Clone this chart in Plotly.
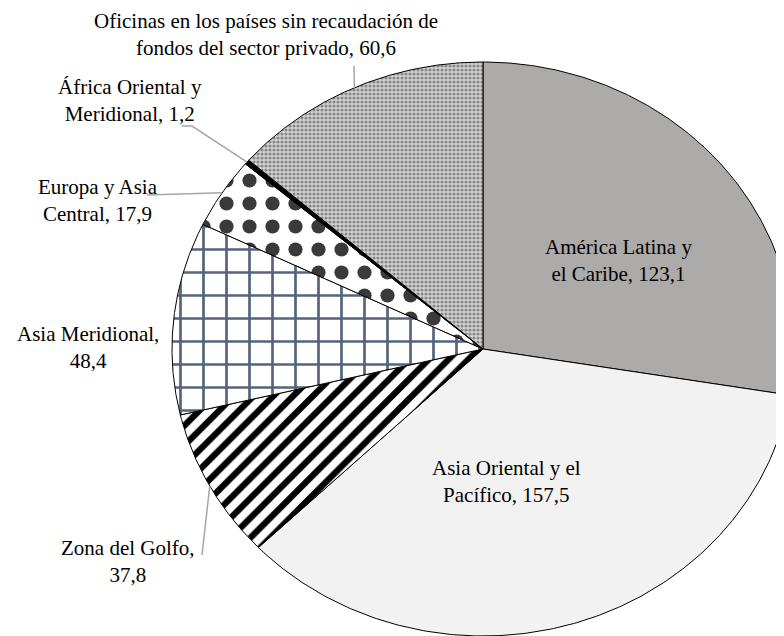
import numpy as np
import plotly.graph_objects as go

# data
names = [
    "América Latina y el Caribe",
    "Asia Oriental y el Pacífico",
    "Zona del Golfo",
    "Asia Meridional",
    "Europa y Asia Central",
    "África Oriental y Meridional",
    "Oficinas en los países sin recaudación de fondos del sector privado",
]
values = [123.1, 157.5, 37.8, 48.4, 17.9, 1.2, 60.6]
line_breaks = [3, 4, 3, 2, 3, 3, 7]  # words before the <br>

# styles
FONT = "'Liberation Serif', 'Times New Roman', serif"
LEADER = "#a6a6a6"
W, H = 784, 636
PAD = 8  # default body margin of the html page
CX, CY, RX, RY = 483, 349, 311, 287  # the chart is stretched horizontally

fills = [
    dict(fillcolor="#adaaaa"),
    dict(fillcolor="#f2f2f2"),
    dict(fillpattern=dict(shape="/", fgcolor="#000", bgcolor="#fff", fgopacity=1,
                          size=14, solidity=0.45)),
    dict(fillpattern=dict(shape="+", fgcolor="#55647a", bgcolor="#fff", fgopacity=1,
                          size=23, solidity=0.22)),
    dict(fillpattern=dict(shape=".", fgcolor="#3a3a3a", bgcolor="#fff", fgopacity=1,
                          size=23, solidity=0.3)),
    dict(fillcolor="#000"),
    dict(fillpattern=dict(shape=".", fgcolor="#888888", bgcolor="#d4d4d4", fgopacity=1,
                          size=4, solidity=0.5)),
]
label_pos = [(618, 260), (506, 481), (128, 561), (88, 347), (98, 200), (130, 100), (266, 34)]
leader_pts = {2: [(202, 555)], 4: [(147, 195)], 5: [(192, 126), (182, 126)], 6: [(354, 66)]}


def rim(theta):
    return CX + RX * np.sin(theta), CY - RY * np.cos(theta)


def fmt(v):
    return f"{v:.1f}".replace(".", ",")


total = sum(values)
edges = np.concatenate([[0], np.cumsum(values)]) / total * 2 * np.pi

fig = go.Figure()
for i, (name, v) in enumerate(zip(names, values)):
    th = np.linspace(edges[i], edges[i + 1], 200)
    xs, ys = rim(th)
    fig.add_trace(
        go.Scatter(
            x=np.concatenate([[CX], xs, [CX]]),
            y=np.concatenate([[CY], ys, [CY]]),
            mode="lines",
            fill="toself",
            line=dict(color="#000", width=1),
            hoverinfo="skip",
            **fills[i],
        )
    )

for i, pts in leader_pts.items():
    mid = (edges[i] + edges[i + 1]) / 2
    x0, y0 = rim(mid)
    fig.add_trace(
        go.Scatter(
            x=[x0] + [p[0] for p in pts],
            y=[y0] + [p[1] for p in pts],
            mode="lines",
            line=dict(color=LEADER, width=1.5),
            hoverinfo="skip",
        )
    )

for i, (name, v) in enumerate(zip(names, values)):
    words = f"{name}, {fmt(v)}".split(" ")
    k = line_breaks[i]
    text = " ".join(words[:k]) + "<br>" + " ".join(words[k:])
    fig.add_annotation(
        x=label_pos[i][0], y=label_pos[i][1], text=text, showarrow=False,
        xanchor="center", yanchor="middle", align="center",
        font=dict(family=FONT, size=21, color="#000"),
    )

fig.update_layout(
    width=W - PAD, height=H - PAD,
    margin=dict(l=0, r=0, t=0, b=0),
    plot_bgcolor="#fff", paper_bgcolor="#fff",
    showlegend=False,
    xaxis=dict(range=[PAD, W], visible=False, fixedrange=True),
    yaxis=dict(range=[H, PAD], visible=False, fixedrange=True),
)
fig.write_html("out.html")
=-=-=-=-=
- EXERCISE TASK: Copy out every line in the listing where the word "chart" appears.

- SOLUTION FOR THIS PROBLEM:
Clone this chart in Plotly.
CX, CY, RX, RY = 483, 349, 311, 287  # the chart is stretched horizontally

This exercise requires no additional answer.